In my previous blog post on Radix Selection, the algorithm which returns the k-th largest value from an unsorted array was shown to be significantly faster than sorting, because it performs less work. In this blog, I’ll explore further optimizations to make Radix Sort even faster.

More Bits Per Digit

Radix Sort (LSD and MSD varieties) commonly use 8-bits per digit. For example, when sorting an array of 32-bit keys, LSD Radix Sort performs 4 passes over the array, processing 8-bits (or one digit) at a time.

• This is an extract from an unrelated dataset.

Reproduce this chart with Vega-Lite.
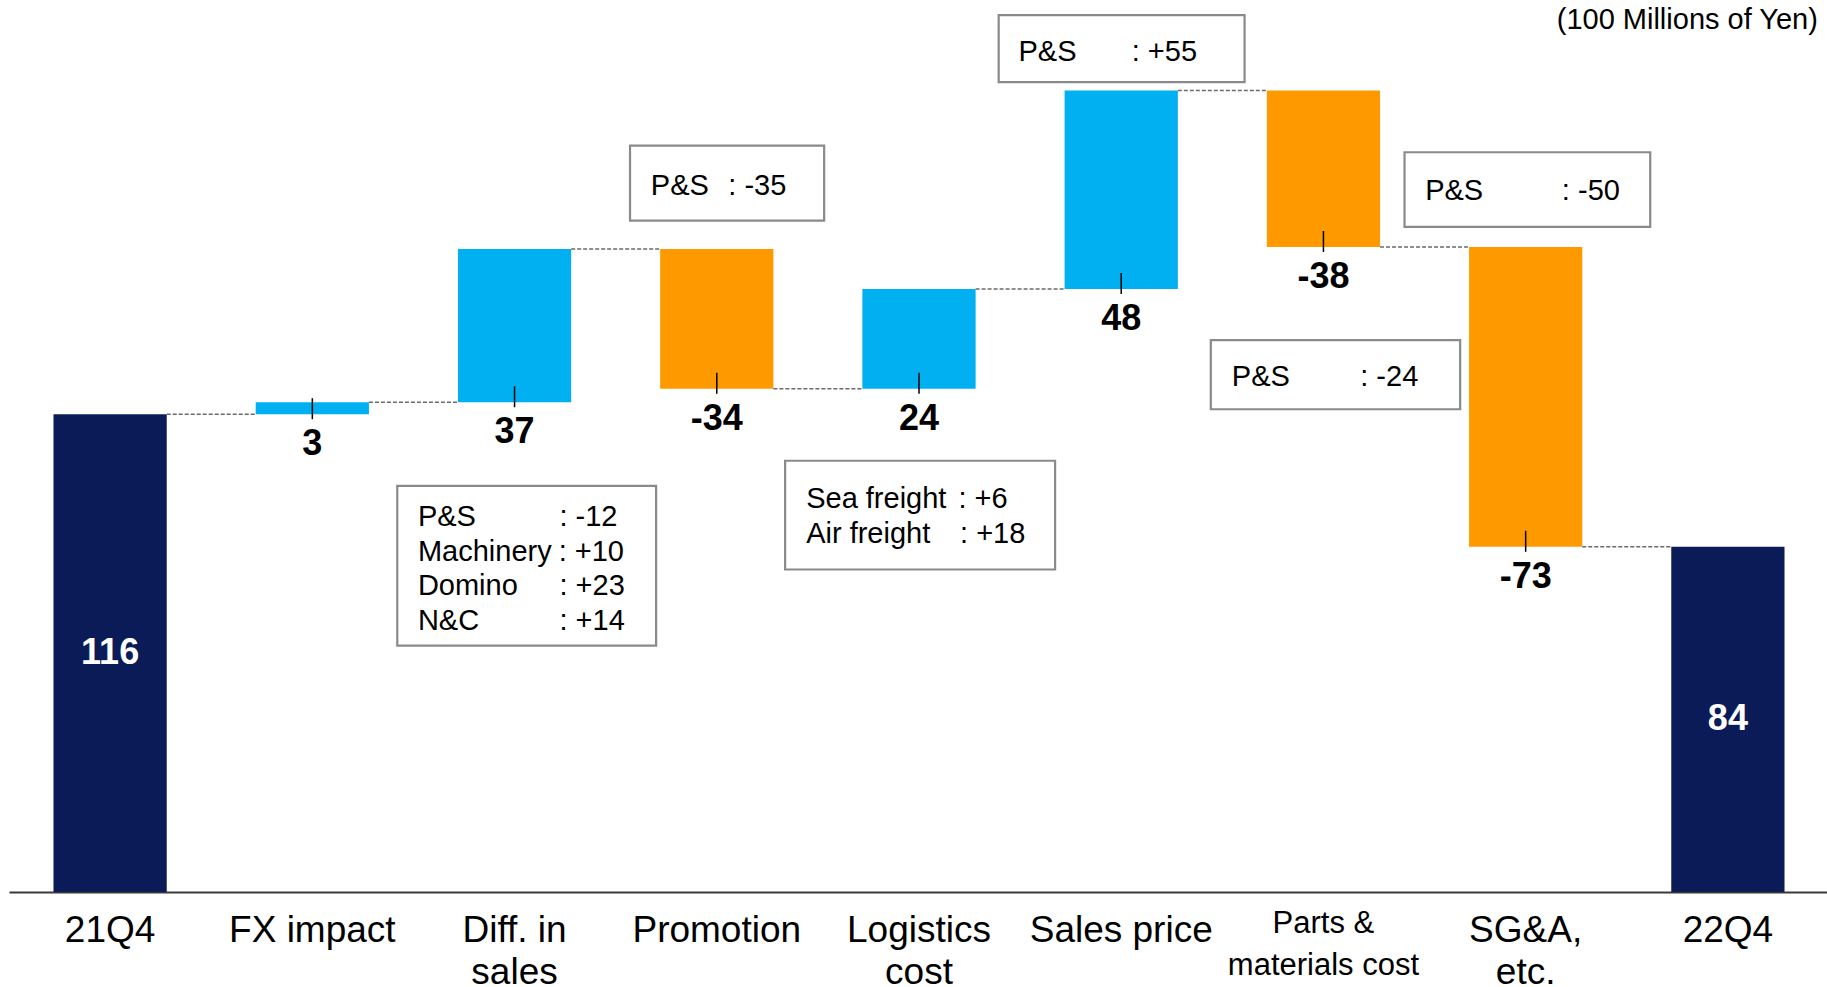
{
  "$schema": "https://vega.github.io/schema/vega-lite/v6.json",
  "width": 1820,
  "height": 892,
  "autosize": {"type": "none"},
  "padding": {"left": 9, "top": 0, "right": 0, "bottom": 95},
  "background": "white",
  "config": {"view": {"stroke": null}, "font": "Liberation Sans", "text": {"font": "Liberation Sans"}},
  "datasets": {
    "steps": [
      {"cat": "21Q4", "start": 0, "end": 116, "type": "total", "label": "116", "next": "FX impact"},
      {"cat": "FX impact", "start": 116, "end": 118.9, "type": "up", "label": "3", "next": "Diff. in|sales"},
      {"cat": "Diff. in|sales", "start": 118.9, "end": 156.1, "type": "up", "label": "37", "next": "Promotion"},
      {"cat": "Promotion", "start": 156.1, "end": 122.2, "type": "down", "label": "-34", "next": "Logistics|cost"},
      {"cat": "Logistics|cost", "start": 122.2, "end": 146.4, "type": "up", "label": "24", "next": "Sales price"},
      {"cat": "Sales price", "start": 146.4, "end": 194.6, "type": "up", "label": "48", "next": "Parts &|materials cost"},
      {"cat": "Parts &|materials cost", "start": 194.6, "end": 156.6, "type": "down", "label": "-38", "next": "SG&A,|etc."},
      {"cat": "SG&A,|etc.", "start": 156.6, "end": 83.8, "type": "down", "label": "-73", "next": "22Q4"},
      {"cat": "22Q4", "start": 0, "end": 83.8, "type": "total", "label": "84", "next": null}
    ],
    "boxes": [
      {"x1": 3.071, "x2": 4.031, "y1": 181.2, "y2": 163.0},
      {"x1": 4.894, "x2": 6.110, "y1": 212.9, "y2": 196.6},
      {"x1": 6.901, "x2": 8.116, "y1": 179.6, "y2": 161.5},
      {"x1": 5.943, "x2": 7.176, "y1": 134.0, "y2": 117.2},
      {"x1": 1.920, "x2": 3.200, "y1": 98.6, "y2": 59.8},
      {"x1": 3.838, "x2": 5.173, "y1": 104.7, "y2": 78.3}
    ],
    "notes": [
      {"x": 3.174, "y": 169.2, "text": "P&S"},
      {"x": 3.557, "y": 169.2, "text": ": -35"},
      {"x": 4.992, "y": 201.7, "text": "P&S"},
      {"x": 5.552, "y": 201.7, "text": ": +55"},
      {"x": 7.003, "y": 168.0, "text": "P&S"},
      {"x": 7.679, "y": 168.0, "text": ": -50"},
      {"x": 6.047, "y": 122.8, "text": "P&S"},
      {"x": 6.682, "y": 122.8, "text": ": -24"},
      {"x": 2.022, "y": 88.9, "text": "P&S"},
      {"x": 2.722, "y": 88.9, "text": ": -12"},
      {"x": 2.022, "y": 80.4, "text": "Machinery"},
      {"x": 2.718, "y": 80.4, "text": ": +10"},
      {"x": 2.022, "y": 72.1, "text": "Domino"},
      {"x": 2.722, "y": 72.1, "text": ": +23"},
      {"x": 2.022, "y": 63.6, "text": "N&C"},
      {"x": 2.722, "y": 63.6, "text": ": +14"},
      {"x": 3.942, "y": 93.2, "text": "Sea freight"},
      {"x": 4.695, "y": 93.2, "text": ": +6"},
      {"x": 3.942, "y": 84.8, "text": "Air freight"},
      {"x": 4.703, "y": 84.8, "text": ": +18"}
    ],
    "unit": [
      {"x": 8.945, "y": 209.4, "text": "(100 Millions of Yen)"}
    ]
  },
  "resolve": {"scale": {"x": "independent"}},
  "layer": [
    {
      "data": {"name": "steps"},
      "layer": [
        {
          "mark": {"type": "bar"},
          "encoding": {
            "x": {
              "field": "cat", "type": "nominal", "sort": null,
              "scale": {"domain": ["21Q4", "FX impact", "Diff. in|sales", "Promotion", "Logistics|cost", "Sales price", "Parts &|materials cost", "SG&A,|etc.", "22Q4"], "paddingInner": 0.44, "paddingOuter": 0.22},
              "axis": {
                "title": null,
                "labelExpr": "split(datum.label, '|')",
                "labelAngle": 0,
                "ticks": false,
                "tickSize": 0,
                "labelBaseline": "top",
                "labelPadding": {"condition": {"test": "datum.value == 'Parts &|materials cost'", "value": 16}, "value": 20},
                "labelFontSize": {"condition": {"test": "datum.value == 'Parts &|materials cost'", "value": 31}, "value": 37},
                "labelLineHeight": 42,
                "labelColor": "black",
                "labelFont": "Liberation Sans",
                "labelLimit": 0,
                "labelOverlap": false,
                "labelBound": false,
                "domainColor": "#3a3a3a",
                "domainWidth": 2,
                "grid": false
              }
            },
            "y": {"field": "start", "type": "quantitative", "scale": {"domain": [0, 216.56], "nice": false}, "axis": null},
            "y2": {"field": "end"},
            "color": {"field": "type", "type": "nominal", "scale": {"domain": ["total", "up", "down"], "range": ["#0b1b57", "#00b0f0", "#ff9900"]}, "legend": null}
          }
        },
        {
          "transform": [{"filter": "datum.next != null"}],
          "mark": {"type": "rule", "color": "#6a6a6a", "strokeWidth": 1.5, "strokeDash": [4, 2], "xOffset": 56.6, "x2Offset": -56.6},
          "encoding": {
            "x": {"field": "cat", "type": "nominal", "sort": null, "scale": {"domain": ["21Q4", "FX impact", "Diff. in|sales", "Promotion", "Logistics|cost", "Sales price", "Parts &|materials cost", "SG&A,|etc.", "22Q4"]}},
            "x2": {"field": "next"},
            "y": {"field": "end", "type": "quantitative"}
          }
        },
        {
          "transform": [{"filter": "datum.type == 'up'"}],
          "mark": {"type": "rule", "color": "black", "strokeWidth": 1.5, "yOffset": 5, "y2Offset": -16},
          "encoding": {
            "x": {"field": "cat", "type": "nominal", "sort": null, "scale": {"domain": ["21Q4", "FX impact", "Diff. in|sales", "Promotion", "Logistics|cost", "Sales price", "Parts &|materials cost", "SG&A,|etc.", "22Q4"]}},
            "y": {"field": "start", "type": "quantitative"},
            "y2": {"field": "start"}
          }
        },
        {
          "transform": [{"filter": "datum.type == 'down'"}],
          "mark": {"type": "rule", "color": "black", "strokeWidth": 1.5, "yOffset": 5, "y2Offset": -16},
          "encoding": {
            "x": {"field": "cat", "type": "nominal", "sort": null, "scale": {"domain": ["21Q4", "FX impact", "Diff. in|sales", "Promotion", "Logistics|cost", "Sales price", "Parts &|materials cost", "SG&A,|etc.", "22Q4"]}},
            "y": {"field": "end", "type": "quantitative"},
            "y2": {"field": "end"}
          }
        },
        {
          "transform": [{"filter": "datum.type == 'up'"}],
          "mark": {"type": "text", "fontSize": 36, "fontWeight": "bold", "color": "black", "baseline": "alphabetic", "dy": 41, "font": "Liberation Sans"},
          "encoding": {
            "x": {"field": "cat", "type": "nominal", "sort": null, "scale": {"domain": ["21Q4", "FX impact", "Diff. in|sales", "Promotion", "Logistics|cost", "Sales price", "Parts &|materials cost", "SG&A,|etc.", "22Q4"]}},
            "y": {"field": "start", "type": "quantitative"},
            "text": {"field": "label"}
          }
        },
        {
          "transform": [{"filter": "datum.type == 'down'"}],
          "mark": {"type": "text", "fontSize": 36, "fontWeight": "bold", "color": "black", "baseline": "alphabetic", "dy": 41, "font": "Liberation Sans"},
          "encoding": {
            "x": {"field": "cat", "type": "nominal", "sort": null, "scale": {"domain": ["21Q4", "FX impact", "Diff. in|sales", "Promotion", "Logistics|cost", "Sales price", "Parts &|materials cost", "SG&A,|etc.", "22Q4"]}},
            "y": {"field": "end", "type": "quantitative"},
            "text": {"field": "label"}
          }
        },
        {
          "transform": [
            {"filter": "datum.type == 'total'"},
            {"fold": ["start", "end"], "as": ["edge", "val"]},
            {"aggregate": [{"op": "mean", "field": "val", "as": "mid"}], "groupby": ["cat", "label"]}
          ],
          "mark": {"type": "text", "fontSize": 36, "fontWeight": "bold", "color": "white", "baseline": "middle", "font": "Liberation Sans"},
          "encoding": {
            "x": {"field": "cat", "type": "nominal", "sort": null, "scale": {"domain": ["21Q4", "FX impact", "Diff. in|sales", "Promotion", "Logistics|cost", "Sales price", "Parts &|materials cost", "SG&A,|etc.", "22Q4"]}},
            "y": {"field": "mid", "type": "quantitative"},
            "text": {"field": "label"}
          }
        }
      ]
    },
    {
      "layer": [
        {
          "data": {"name": "boxes"},
          "mark": {"type": "rect", "fill": "white", "stroke": "#8a8a8a", "strokeWidth": 2.2},
          "encoding": {
            "x": {"field": "x1", "type": "quantitative", "scale": {"domain": [0, 9], "nice": false, "zero": false}, "axis": null},
            "x2": {"field": "x2"},
            "y": {"field": "y1", "type": "quantitative"},
            "y2": {"field": "y2"}
          }
        },
        {
          "data": {"name": "notes"},
          "mark": {"type": "text", "fontSize": 29, "color": "black", "align": "left", "baseline": "alphabetic", "font": "Liberation Sans"},
          "encoding": {
            "x": {"field": "x", "type": "quantitative", "scale": {"domain": [0, 9], "nice": false, "zero": false}, "axis": null},
            "y": {"field": "y", "type": "quantitative"},
            "text": {"field": "text"}
          }
        },
        {
          "data": {"name": "unit"},
          "mark": {"type": "text", "fontSize": 29, "color": "black", "align": "right", "baseline": "alphabetic", "font": "Liberation Sans"},
          "encoding": {
            "x": {"field": "x", "type": "quantitative", "scale": {"domain": [0, 9], "nice": false, "zero": false}, "axis": null},
            "y": {"field": "y", "type": "quantitative"},
            "text": {"field": "text"}
          }
        }
      ]
    }
  ]
}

Radix Selection can also use digits of the same size, with performance results shown in my previous blog. Digits with more bits can also be used effectively to increase performance of Radix Selection. This is effective because CPU caches have been increasing over the time and are now commonly over 1 MBytes, which is large enough to hold the entire counting array during the counting phase of Radix algorithms. Counting array is randomly accessed for input array that has random data in it. Thus, having the counting array fit entirely in cache boosts performance significantly.

As CPU caches have grown, so can the size of the counting array and thus more bits per digit. For example, using 16-bits/digit when processing an array of 32-bit keys, would take only two passes, while using 8-bits/digit takes four passes. Thus, a potential of performance increasing by 2X exists when using 16-bits/digit versus 8-bits/digit.

This performance optimization works well because the permutation phase of Radix Selection consists of reading sequentially and writing sequentially to a single bin.

Counting While Writing

A new performance optimization has been recently introduced by the “Onesweep Radix Algorithm” which counts while writing. Until this optimization, Radix algorithms consisted of two passes over the array data: counting and permuting. The Onesweep optimization combines writing and counting into a single pass over the array data.

This optimization is effective for Radix Selection because the algorithm writes to a single bin per pass over the array, or a portion of the array as it narrows down on the result. The number of memory operations (reads of data from system memory) is reduced, which is the performance limiter.